* _Task_:
Lines containing "Write" are to be counted. Report the count alone.

++++++

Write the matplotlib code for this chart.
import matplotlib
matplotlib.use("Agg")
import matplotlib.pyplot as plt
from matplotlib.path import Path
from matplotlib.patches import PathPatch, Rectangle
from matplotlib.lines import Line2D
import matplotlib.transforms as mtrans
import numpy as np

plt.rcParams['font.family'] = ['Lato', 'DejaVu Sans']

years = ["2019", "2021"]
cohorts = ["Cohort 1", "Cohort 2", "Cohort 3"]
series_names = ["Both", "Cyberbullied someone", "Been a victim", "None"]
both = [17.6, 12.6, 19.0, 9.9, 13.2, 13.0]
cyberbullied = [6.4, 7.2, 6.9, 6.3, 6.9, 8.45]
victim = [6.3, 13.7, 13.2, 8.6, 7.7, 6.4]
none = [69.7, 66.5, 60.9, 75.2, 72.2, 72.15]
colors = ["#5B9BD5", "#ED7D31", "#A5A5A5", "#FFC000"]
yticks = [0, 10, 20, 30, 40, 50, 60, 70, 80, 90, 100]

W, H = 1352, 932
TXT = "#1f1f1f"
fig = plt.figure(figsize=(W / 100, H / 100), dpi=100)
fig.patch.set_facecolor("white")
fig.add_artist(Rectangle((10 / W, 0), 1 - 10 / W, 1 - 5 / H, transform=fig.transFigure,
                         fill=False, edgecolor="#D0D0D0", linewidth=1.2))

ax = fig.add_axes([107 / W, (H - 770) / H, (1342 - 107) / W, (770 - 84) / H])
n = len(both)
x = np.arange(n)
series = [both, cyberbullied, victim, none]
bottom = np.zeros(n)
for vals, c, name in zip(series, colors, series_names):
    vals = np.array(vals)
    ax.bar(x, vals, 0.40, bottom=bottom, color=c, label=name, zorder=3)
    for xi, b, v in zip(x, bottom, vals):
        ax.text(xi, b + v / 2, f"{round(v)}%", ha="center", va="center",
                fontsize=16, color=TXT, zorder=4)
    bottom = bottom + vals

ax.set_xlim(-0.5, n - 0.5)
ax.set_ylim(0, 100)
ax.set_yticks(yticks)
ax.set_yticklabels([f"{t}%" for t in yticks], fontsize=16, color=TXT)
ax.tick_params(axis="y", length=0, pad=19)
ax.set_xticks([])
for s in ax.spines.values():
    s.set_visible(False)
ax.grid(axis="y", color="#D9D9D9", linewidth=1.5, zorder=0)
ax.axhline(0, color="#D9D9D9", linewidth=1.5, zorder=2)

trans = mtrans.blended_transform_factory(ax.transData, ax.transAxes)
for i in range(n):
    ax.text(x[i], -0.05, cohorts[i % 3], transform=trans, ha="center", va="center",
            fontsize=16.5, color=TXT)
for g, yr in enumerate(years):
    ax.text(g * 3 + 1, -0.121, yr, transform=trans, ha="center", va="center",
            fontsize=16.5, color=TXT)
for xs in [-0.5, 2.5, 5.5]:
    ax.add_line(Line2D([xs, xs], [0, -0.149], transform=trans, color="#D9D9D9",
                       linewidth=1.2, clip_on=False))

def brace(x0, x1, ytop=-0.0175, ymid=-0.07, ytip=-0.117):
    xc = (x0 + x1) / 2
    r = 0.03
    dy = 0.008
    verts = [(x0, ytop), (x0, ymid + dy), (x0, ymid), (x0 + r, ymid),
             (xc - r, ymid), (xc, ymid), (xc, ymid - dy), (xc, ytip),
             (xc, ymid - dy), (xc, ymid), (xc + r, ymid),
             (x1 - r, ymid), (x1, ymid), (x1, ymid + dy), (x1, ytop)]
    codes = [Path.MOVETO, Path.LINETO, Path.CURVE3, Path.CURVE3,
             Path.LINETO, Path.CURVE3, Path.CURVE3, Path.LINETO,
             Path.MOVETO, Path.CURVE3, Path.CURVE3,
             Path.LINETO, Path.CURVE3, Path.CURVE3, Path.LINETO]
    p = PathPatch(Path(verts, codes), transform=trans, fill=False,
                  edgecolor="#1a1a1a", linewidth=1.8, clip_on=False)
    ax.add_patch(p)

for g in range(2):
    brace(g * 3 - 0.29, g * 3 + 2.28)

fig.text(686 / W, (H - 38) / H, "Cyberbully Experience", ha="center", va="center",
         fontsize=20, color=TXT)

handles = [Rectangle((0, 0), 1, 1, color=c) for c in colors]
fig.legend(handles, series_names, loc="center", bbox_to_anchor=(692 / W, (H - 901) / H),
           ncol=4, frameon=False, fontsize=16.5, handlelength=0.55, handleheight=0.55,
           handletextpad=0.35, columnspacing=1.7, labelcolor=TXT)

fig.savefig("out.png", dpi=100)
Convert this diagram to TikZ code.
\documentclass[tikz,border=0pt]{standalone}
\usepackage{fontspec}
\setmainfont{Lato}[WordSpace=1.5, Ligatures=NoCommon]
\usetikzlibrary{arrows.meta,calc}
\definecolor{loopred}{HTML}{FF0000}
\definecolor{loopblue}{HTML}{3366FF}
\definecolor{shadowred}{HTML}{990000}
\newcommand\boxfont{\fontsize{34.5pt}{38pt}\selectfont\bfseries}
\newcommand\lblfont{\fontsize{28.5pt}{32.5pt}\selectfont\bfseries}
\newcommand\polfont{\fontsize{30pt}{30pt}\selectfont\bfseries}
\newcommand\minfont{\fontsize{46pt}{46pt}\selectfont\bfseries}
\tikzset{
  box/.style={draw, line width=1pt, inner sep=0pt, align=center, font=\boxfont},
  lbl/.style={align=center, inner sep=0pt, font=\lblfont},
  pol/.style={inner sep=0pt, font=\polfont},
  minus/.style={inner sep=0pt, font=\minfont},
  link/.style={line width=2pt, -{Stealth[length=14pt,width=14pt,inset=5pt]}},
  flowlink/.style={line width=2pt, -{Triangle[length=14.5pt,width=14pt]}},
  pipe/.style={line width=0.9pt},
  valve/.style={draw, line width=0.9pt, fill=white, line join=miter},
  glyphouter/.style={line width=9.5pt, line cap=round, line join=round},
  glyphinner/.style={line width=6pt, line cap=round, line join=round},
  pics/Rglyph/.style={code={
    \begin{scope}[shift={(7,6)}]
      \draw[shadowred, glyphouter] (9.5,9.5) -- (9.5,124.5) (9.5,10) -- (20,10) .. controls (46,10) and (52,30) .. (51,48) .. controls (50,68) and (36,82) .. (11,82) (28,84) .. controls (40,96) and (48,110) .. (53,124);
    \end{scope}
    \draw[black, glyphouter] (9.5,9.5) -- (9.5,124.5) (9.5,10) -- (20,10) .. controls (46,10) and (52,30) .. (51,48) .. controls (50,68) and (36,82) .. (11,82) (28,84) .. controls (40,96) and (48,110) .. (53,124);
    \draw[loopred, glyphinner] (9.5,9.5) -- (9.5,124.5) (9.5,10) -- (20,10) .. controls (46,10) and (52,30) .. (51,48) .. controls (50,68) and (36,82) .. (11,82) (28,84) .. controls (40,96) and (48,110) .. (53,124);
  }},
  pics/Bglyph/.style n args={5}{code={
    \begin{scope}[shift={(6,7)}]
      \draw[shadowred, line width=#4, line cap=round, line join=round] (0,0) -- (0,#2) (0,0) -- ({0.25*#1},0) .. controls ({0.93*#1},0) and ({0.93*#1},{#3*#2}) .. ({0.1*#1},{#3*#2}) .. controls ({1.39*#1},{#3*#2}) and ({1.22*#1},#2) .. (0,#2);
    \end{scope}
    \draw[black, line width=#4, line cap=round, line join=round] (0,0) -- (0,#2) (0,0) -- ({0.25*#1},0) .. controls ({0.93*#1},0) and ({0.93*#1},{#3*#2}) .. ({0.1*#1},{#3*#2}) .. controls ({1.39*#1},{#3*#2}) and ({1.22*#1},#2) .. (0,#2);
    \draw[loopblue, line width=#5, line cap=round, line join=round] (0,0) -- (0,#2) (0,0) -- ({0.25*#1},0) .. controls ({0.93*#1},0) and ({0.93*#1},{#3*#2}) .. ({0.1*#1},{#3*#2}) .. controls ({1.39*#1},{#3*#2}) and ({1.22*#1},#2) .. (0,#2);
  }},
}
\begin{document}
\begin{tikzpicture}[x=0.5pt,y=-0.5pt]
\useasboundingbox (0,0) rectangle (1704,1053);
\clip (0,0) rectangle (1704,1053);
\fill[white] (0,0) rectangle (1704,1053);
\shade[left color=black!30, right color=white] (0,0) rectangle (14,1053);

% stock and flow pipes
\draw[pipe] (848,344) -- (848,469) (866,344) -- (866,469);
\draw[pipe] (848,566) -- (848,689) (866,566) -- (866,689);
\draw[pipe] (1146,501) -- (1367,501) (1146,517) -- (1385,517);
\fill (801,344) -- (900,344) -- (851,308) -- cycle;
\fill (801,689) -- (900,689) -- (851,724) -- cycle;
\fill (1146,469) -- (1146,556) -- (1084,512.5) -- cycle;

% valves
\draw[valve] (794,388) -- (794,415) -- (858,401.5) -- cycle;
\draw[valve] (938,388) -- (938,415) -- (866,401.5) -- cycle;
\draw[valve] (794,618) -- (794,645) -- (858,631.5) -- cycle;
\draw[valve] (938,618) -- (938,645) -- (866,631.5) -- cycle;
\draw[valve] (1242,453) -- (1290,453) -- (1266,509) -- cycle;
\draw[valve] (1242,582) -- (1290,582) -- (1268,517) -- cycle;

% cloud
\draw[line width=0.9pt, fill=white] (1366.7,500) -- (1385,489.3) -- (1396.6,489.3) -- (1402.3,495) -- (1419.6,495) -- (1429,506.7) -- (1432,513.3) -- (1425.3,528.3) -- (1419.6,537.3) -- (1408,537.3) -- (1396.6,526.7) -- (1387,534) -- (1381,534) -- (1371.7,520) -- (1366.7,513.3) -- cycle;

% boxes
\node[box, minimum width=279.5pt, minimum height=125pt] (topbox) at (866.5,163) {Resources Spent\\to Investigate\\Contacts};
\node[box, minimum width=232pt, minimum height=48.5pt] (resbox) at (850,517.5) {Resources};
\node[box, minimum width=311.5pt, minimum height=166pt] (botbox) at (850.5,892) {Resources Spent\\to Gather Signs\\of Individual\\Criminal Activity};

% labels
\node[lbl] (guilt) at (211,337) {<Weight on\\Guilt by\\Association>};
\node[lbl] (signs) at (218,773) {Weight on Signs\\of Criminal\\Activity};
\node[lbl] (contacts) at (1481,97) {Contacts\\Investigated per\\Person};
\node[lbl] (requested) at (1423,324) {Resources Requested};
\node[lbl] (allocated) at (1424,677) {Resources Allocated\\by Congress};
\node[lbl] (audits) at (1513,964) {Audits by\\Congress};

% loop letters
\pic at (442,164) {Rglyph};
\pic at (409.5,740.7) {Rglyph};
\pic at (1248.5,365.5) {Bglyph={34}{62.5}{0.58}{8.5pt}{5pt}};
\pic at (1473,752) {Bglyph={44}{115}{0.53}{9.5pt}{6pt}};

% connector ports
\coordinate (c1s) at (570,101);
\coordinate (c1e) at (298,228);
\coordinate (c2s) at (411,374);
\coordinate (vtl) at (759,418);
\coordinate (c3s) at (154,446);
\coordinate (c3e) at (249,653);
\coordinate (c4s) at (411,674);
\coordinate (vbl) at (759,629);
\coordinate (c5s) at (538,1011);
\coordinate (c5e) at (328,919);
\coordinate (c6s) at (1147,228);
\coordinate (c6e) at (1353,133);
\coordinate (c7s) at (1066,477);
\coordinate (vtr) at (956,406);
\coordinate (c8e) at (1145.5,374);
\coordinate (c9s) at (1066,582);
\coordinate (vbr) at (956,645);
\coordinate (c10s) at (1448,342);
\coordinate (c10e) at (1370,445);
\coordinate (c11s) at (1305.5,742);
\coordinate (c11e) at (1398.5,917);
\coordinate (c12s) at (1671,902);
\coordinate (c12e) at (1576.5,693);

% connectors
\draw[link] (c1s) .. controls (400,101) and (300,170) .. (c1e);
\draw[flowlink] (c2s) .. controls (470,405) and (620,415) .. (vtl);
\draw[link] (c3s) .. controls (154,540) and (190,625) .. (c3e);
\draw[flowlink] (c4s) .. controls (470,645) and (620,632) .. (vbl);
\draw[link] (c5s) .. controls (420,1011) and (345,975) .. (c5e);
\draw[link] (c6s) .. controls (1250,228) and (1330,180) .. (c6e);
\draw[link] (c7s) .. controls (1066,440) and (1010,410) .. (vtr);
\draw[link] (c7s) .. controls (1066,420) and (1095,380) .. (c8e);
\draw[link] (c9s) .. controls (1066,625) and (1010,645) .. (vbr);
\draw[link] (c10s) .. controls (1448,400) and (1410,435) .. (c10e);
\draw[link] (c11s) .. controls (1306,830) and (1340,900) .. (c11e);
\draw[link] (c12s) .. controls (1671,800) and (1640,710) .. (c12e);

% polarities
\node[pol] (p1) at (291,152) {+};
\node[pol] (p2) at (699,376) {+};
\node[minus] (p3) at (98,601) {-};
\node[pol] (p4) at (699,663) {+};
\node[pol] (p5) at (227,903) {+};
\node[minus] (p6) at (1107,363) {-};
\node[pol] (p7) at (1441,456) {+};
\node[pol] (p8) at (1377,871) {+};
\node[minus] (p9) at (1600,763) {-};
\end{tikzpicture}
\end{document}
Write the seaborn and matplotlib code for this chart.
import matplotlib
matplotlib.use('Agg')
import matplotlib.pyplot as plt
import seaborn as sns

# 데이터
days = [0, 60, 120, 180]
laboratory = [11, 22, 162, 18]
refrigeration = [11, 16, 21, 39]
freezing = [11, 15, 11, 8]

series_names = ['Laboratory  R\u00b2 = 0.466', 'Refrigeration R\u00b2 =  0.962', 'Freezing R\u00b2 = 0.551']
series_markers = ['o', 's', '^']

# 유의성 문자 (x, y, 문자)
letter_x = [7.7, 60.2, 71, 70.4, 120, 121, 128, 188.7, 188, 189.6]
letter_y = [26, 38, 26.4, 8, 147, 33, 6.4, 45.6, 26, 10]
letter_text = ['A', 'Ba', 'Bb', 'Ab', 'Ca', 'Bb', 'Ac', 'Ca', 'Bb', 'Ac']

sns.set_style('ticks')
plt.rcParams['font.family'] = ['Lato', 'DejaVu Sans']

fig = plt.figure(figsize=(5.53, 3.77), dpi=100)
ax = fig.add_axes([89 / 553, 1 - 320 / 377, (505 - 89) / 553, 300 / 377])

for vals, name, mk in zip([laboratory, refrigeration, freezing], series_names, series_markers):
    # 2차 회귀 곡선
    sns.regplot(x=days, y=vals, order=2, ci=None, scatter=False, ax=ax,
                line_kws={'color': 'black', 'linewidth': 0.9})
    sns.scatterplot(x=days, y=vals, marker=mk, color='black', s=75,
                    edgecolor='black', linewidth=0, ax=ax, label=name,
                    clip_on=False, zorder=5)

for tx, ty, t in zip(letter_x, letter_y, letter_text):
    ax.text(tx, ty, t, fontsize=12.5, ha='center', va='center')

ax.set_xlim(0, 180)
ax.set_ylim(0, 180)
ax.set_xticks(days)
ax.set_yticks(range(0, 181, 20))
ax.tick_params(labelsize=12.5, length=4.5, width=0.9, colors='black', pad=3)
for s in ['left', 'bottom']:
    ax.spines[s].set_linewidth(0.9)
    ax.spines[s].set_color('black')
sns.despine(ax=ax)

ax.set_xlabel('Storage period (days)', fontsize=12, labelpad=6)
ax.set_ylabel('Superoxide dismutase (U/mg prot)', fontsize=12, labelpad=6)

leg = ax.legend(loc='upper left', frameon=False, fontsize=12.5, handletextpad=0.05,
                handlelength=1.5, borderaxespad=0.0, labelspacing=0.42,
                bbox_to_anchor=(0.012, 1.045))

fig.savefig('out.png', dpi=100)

++++++

* _Worked solution_:
2